**Set problem**
Return all lines below containing the word "seaborn".

**Data for the task**

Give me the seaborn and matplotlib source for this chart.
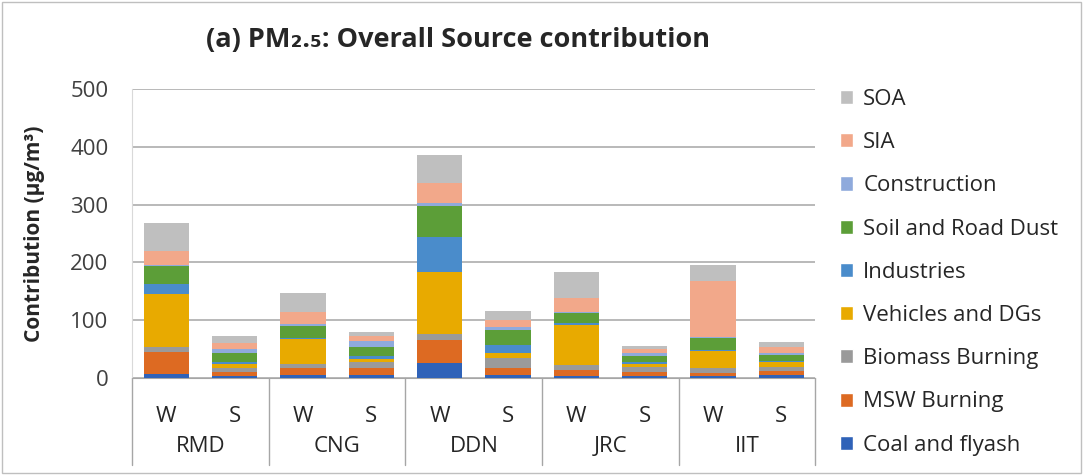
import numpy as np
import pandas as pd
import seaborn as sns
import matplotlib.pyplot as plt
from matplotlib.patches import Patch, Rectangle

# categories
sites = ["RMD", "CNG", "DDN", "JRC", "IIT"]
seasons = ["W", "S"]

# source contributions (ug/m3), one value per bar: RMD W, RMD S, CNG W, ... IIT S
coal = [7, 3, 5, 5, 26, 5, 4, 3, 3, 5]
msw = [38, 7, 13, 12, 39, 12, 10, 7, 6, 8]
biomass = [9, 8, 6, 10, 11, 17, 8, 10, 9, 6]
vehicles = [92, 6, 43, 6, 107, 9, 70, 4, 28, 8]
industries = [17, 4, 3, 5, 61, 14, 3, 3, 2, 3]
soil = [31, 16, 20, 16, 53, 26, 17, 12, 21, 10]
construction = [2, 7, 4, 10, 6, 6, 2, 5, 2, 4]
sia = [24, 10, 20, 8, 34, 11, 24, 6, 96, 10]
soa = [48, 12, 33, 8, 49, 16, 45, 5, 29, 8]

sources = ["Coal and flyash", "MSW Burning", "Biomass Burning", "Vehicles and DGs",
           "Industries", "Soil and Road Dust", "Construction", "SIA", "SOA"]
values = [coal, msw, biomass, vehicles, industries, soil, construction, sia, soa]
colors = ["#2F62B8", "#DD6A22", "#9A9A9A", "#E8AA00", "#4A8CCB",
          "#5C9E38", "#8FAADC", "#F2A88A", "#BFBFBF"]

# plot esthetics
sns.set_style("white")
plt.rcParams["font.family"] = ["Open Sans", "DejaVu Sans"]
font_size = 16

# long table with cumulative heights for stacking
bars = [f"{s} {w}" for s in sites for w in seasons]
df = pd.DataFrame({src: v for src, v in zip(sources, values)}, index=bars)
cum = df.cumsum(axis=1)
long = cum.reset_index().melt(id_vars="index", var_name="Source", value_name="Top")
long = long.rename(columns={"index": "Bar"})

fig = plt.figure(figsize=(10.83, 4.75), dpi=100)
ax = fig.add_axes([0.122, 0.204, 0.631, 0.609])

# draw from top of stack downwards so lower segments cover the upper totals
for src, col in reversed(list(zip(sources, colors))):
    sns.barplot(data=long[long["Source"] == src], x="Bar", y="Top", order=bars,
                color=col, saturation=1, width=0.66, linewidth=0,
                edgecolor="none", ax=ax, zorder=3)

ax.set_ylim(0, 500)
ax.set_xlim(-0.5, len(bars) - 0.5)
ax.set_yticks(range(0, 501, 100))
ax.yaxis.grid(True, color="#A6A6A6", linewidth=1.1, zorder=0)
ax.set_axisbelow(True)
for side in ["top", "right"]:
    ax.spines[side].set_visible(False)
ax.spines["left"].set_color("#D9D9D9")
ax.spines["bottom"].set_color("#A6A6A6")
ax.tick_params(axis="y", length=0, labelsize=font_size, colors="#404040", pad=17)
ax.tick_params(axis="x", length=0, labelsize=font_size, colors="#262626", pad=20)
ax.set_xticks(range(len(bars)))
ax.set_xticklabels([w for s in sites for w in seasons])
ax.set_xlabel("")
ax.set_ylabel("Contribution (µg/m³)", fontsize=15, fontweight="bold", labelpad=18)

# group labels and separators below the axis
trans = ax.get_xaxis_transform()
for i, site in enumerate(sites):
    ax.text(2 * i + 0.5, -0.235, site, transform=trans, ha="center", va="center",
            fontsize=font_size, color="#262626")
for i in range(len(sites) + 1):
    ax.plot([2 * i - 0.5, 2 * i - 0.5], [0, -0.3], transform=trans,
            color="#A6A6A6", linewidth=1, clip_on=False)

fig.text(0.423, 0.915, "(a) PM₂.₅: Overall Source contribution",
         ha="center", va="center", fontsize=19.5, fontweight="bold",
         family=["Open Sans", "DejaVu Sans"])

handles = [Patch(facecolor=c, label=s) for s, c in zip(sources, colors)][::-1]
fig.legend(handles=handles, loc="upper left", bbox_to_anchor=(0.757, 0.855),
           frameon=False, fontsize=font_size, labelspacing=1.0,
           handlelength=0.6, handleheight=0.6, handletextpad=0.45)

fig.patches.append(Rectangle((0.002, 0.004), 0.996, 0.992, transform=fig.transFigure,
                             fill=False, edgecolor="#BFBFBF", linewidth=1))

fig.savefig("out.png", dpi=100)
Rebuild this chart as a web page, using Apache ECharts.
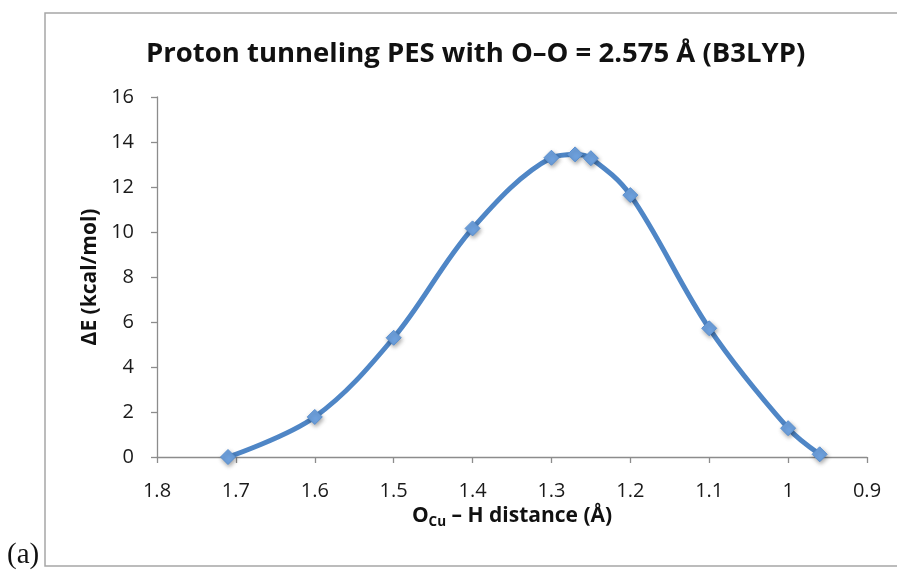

**Response**
Give me the seaborn and matplotlib source for this chart.
import seaborn as sns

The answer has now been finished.